MEASLES… HOW?

Graphic created of two children with 'measles.'

Graphic by Angeles Ramirez / the Advocate

Vaccinations are one of mankind’s greatest inventions: Polio, smallpox, cholera, and even the measles have been vastly reduced with new vaccine discoveries. However, the latter of those is making a very unexpected comeback: In Southwest Washington, specifically the Vancouver area, an outbreak of the measles virus has spread to several dozen people, with cases popping up in Oregon and other states, such as Texas.

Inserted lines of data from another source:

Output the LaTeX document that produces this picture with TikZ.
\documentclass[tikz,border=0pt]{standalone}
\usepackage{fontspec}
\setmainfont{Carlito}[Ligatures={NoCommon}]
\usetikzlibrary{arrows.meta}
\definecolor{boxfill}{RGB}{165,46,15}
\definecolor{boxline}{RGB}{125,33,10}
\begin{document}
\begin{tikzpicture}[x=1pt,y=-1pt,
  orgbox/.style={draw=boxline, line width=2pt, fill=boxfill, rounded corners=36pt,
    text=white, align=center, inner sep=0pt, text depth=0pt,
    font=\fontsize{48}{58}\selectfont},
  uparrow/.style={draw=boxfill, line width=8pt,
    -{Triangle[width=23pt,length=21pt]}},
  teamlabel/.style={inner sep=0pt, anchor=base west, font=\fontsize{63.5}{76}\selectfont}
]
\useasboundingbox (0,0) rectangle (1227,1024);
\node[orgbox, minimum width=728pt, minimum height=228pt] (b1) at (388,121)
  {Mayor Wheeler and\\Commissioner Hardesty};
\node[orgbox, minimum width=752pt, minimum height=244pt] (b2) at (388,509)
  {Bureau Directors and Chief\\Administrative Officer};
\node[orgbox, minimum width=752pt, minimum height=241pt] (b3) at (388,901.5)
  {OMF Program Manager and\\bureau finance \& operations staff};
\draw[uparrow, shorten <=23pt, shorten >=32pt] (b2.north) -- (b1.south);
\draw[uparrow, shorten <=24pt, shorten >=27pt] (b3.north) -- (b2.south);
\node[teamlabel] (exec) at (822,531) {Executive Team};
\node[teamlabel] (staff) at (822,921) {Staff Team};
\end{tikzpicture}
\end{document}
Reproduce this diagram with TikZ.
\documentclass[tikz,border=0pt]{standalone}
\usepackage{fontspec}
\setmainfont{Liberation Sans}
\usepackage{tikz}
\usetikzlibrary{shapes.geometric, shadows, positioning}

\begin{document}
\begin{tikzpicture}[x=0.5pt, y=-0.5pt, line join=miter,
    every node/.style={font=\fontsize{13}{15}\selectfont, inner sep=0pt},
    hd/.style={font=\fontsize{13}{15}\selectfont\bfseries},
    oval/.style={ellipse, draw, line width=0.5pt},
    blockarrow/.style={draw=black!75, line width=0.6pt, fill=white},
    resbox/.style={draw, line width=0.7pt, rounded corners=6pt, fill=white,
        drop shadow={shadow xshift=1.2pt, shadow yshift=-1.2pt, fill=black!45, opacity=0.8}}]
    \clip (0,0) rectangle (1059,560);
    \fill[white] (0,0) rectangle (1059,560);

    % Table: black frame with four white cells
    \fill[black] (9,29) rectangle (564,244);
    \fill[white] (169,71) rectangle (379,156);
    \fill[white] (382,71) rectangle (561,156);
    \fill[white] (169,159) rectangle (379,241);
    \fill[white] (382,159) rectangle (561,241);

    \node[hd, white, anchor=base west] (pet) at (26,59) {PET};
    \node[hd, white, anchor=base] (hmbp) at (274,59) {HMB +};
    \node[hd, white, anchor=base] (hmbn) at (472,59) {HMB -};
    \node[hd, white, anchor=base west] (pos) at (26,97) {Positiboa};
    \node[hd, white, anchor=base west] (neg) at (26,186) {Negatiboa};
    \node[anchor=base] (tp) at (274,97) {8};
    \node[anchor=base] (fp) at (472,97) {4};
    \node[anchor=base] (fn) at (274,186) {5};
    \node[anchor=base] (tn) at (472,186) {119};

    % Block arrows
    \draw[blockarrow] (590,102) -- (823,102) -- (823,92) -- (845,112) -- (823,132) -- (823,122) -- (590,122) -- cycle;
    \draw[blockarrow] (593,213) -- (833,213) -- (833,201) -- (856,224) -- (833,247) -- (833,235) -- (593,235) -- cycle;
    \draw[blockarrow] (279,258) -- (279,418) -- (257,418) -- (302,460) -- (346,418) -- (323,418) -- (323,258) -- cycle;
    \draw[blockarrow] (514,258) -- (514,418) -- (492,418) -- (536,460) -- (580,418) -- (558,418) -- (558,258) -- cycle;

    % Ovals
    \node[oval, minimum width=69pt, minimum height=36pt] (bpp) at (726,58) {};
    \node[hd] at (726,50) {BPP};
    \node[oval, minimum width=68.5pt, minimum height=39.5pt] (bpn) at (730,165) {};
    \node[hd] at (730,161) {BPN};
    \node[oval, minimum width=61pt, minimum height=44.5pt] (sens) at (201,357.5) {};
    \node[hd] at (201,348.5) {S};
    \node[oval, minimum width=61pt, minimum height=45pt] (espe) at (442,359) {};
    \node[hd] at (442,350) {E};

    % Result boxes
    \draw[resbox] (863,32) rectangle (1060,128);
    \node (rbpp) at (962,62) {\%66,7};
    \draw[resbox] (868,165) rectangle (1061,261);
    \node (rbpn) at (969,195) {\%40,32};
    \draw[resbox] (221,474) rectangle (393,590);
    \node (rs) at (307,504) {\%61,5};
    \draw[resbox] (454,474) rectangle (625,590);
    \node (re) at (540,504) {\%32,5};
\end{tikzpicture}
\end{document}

This is really frustrating since measles, like polio or smallpox, is an old disease that modern society has mostly overcome through vaccinations. But we have a strange trend of people not vaccinating their children for fear them developing autism and I’ve never understood the logical reasoning for that. There is no scientific link to this claim, and the only people saying it’s true are celebrities, it seems.

If you aren’t vaccinating your kids, only for them to get an easily curable disease and live through the detriments of that, then what are you doing? Just leaving them to suffer – and maybe even succumb to it.

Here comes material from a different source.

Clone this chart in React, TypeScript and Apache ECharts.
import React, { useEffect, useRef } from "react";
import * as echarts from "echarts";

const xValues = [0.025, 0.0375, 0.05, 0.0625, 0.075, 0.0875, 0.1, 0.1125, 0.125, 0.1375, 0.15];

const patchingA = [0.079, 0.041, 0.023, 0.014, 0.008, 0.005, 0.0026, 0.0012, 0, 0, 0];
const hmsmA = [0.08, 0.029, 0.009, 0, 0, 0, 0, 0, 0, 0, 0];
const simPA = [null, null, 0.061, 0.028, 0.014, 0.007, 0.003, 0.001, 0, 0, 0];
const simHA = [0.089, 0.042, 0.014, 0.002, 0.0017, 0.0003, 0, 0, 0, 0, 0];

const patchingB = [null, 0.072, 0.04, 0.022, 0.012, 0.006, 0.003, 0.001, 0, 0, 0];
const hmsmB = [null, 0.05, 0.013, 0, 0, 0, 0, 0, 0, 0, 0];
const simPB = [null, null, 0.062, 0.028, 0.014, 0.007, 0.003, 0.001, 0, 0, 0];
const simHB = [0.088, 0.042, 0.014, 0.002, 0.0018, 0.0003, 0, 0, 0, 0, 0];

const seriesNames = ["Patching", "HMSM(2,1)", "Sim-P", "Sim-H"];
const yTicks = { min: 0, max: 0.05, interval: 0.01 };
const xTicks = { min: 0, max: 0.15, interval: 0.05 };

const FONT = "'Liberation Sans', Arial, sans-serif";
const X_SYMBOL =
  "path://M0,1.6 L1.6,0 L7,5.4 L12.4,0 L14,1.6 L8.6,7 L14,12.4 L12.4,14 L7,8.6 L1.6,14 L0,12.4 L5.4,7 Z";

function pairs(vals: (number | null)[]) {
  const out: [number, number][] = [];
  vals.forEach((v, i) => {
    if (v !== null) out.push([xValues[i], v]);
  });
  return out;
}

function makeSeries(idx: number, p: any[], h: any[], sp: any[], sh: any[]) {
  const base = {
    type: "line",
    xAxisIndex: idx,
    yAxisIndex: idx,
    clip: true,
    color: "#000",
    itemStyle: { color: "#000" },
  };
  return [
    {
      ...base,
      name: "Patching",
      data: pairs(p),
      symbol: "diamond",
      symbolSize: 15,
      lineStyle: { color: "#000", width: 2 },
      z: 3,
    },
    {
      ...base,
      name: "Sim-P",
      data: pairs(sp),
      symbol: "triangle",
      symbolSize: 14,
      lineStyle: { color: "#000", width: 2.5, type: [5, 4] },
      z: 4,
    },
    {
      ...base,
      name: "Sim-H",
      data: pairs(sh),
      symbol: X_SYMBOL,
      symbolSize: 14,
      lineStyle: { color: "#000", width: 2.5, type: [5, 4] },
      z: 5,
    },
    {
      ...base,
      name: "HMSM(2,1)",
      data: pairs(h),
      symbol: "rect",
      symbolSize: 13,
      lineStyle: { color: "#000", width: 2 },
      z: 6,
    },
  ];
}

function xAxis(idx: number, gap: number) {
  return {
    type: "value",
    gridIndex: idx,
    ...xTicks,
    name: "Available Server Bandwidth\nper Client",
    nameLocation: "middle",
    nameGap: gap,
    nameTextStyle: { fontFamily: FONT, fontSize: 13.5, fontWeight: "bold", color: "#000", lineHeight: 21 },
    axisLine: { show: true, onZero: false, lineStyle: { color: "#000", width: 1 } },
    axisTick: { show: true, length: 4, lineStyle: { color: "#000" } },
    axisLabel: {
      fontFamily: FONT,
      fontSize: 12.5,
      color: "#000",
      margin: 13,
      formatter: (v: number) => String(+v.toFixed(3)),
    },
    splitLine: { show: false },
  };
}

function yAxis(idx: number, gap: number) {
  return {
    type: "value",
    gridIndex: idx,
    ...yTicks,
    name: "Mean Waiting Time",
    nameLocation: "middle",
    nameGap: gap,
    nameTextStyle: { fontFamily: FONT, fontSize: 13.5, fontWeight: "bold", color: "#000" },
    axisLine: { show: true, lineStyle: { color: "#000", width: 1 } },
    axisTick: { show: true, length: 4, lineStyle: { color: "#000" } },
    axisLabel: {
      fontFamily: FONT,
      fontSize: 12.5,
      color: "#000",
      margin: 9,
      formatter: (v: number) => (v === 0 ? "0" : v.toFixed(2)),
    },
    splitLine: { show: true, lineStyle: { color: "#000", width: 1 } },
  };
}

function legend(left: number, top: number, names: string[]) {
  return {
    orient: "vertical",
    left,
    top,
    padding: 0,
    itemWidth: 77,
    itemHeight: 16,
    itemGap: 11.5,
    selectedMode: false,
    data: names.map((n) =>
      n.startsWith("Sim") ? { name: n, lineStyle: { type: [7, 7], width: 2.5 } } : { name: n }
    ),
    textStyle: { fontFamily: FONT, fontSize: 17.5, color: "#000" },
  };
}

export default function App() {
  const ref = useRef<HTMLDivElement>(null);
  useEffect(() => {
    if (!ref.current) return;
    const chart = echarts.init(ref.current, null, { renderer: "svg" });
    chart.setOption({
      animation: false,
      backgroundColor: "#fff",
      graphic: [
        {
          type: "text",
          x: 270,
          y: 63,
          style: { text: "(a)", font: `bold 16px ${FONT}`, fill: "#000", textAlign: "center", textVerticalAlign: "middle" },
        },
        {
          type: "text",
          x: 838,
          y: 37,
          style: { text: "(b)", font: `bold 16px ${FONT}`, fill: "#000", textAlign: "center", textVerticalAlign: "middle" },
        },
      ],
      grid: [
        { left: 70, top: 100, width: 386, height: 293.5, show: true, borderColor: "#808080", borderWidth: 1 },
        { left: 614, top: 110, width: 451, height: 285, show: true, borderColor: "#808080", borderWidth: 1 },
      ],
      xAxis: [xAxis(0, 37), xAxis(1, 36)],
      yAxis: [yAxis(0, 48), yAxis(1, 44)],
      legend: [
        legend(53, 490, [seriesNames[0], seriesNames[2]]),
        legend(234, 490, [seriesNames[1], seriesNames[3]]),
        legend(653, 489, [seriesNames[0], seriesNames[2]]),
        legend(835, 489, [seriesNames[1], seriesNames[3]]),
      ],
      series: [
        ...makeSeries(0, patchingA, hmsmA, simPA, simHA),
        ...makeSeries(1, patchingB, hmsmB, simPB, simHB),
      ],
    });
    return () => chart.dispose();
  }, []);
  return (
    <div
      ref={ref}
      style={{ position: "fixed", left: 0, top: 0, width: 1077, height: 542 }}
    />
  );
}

The more concerning part is how medical research for this is going to go, considering this is a developing situation. More cases are on the rise in other states and it won’t stop anytime soon. This can easily become a small pandemic since cases of the measles are more widespread in parts of Eastern Europe and Africa.

All of this leaves me scratching my head on how we let this happen. It sounds like the stuff of apocalyptic nightmares, letting a borderline, ancient disease evolve and overcome the antibiotics we use to treat it.

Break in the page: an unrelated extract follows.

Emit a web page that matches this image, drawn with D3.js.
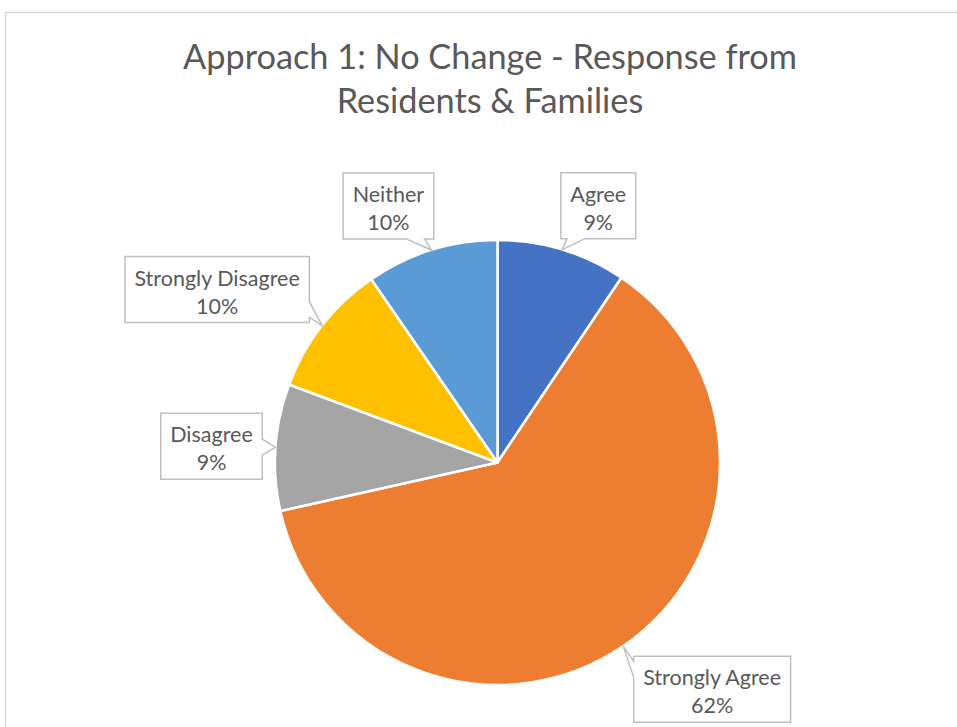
<!DOCTYPE html>
<html>
<head>
<meta charset="utf-8">
<script src="https://cdn.jsdelivr.net/npm/d3@7"></script>
<style>
  body { margin: 0; background: #fff; }
  text { font-family: Lato, "Open Sans", sans-serif; fill: #595959; }
</style>
</head>
<body>
<div id="chart"></div>
<script>
// data
let categories = ["Agree", "Strongly Agree", "Disagree", "Strongly Disagree", "Neither"];
let values = [9.4, 62.1, 9.2, 9.7, 9.6];
let colors = ["#4472c4", "#ed7d31", "#a5a5a5", "#ffc000", "#5b9bd5"];
let title_lines = ["Approach 1: No Change - Response from", "Residents & Families"];

// layout: offset of each callout box centre from the point it points at
let label_offsets = [[36, -44], [89, 43], [-64, -1], [-105, -36], [-43, -44]];

let width = 957;
let height = 727;
let cx = 497.5, cy = 462.5, radius = 222.5;

let svg = d3.select("#chart")
            .append("svg")
            .attr("width", width)
            .attr("height", height);

// chart area border
svg.append("rect")
   .attr("x", 5.5)
   .attr("y", 12.5)
   .attr("width", 1200)
   .attr("height", 1200)
   .style("fill", "none")
   .style("stroke", "#d9d9d9")
   .style("stroke-width", 1.5);

// title
svg.append("g")
   .selectAll("text")
   .data(title_lines)
   .enter()
   .append("text")
   .attr("x", 490)
   .attr("y", function(d, i) { return 69 + i * 44; })
   .attr("text-anchor", "middle")
   .style("font-size", "34.3px")
   .text(function(d) { return d; });

let pie = d3.pie().sort(null).value(function(d) { return d; });
let arcs = pie(values);
let total = d3.sum(values);

let arc = d3.arc().innerRadius(0).outerRadius(radius);
let edge = d3.arc().innerRadius(radius).outerRadius(radius);

let g = svg.append("g")
           .attr("transform", "translate(" + cx + "," + cy + ")");

g.selectAll("path")
 .data(arcs)
 .enter()
 .append("path")
 .attr("d", arc)
 .style("fill", function(d, i) { return colors[i]; })
 .style("stroke", "#fff")
 .style("stroke-width", 2.5)
 .style("stroke-linejoin", "round");

// callout with a wedge pointing at (tx, ty)
function callout(x0, y0, x1, y1, tx, ty) {
  let dl = x0 - tx, dr = tx - x1, dt = y0 - ty, db = ty - y1;
  let m = Math.max(dl, dr, dt, db);
  let p = [];
  function base(a, b, t) {
    let len = b - a;
    let hw = Math.min(len * 0.12, 9);
    let c = Math.max(a + len * 0.2, Math.min(b - len * 0.2, t));
    return [c - hw, c + hw];
  }
  if (m === dt) {
    let b = base(x0, x1, tx);
    p = [[x0, y0], [b[0], y0], [tx, ty], [b[1], y0], [x1, y0], [x1, y1], [x0, y1]];
  } else if (m === db) {
    let b = base(x0, x1, tx);
    p = [[x0, y0], [x1, y0], [x1, y1], [b[1], y1], [tx, ty], [b[0], y1], [x0, y1]];
  } else if (m === dr) {
    let b = base(y0, y1, ty);
    p = [[x0, y0], [x1, y0], [x1, b[0]], [tx, ty], [x1, b[1]], [x1, y1], [x0, y1]];
  } else {
    let b = base(y0, y1, ty);
    p = [[x0, y0], [x1, y0], [x1, y1], [x0, y1], [x0, b[1]], [tx, ty], [x0, b[0]]];
  }
  return "M" + p.map(function(q) { return q.join(","); }).join("L") + "Z";
}

let f = d3.format(".0%");
let labels = svg.append("g");

arcs.forEach(function(d, i) {
  let tip = edge.centroid(d);
  let tx = cx + tip[0], ty = cy + tip[1];
  let bx = tx + label_offsets[i][0], by = ty + label_offsets[i][1];

  let lg = labels.append("g");
  let box = lg.append("path");
  let t = lg.append("text")
            .attr("text-anchor", "middle")
            .style("font-size", "21.5px");
  t.append("tspan").attr("x", bx).attr("y", by - 4).text(categories[i]);
  t.append("tspan").attr("x", bx).attr("y", by + 24).text(f(d.value / total));

  let w = t.node().getBBox().width + 19;
  let h = 66;
  box.attr("d", callout(bx - w / 2, by - h / 2, bx + w / 2, by + h / 2, tx, ty))
     .style("fill", "#fff")
     .style("stroke", "#bfbfbf")
     .style("stroke-width", 1.5);
});
</script>
</body>
</html>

However, measles isn’t as strong a disease as the swine flu that popped up a decade ago, and it certainly won’t become the deadly epidemic of the Bubonic Plague.

Considering how fast the CDC (the federal Centers for Disease Control and Prevention) comes up with solutions and inventions, a major measles outbreak wouldn’t likely to be as concerning as, say, the Ebola virus coming to America.

But it doesn’t take away from the fact the we’re talking about the measles right now, when we shouldn’t be. I’ve seen plenty of Twitter jokes about anti-vaxxers, but who would’ve known it would get to CDC levels of seriousness. That in itself should show us that we shouldn’t value celebrity opinions as authority higher than the people who classify the facts. I, you, and many others should listen to doctors researching vaccinations instead of what Jenny McCarthy has to say on the “The Oprah Winfrey Show.”

After all: You can doubt medical science all you want, but when it’s flu season we all know the first thing we’ll do is go for that vaccine shot.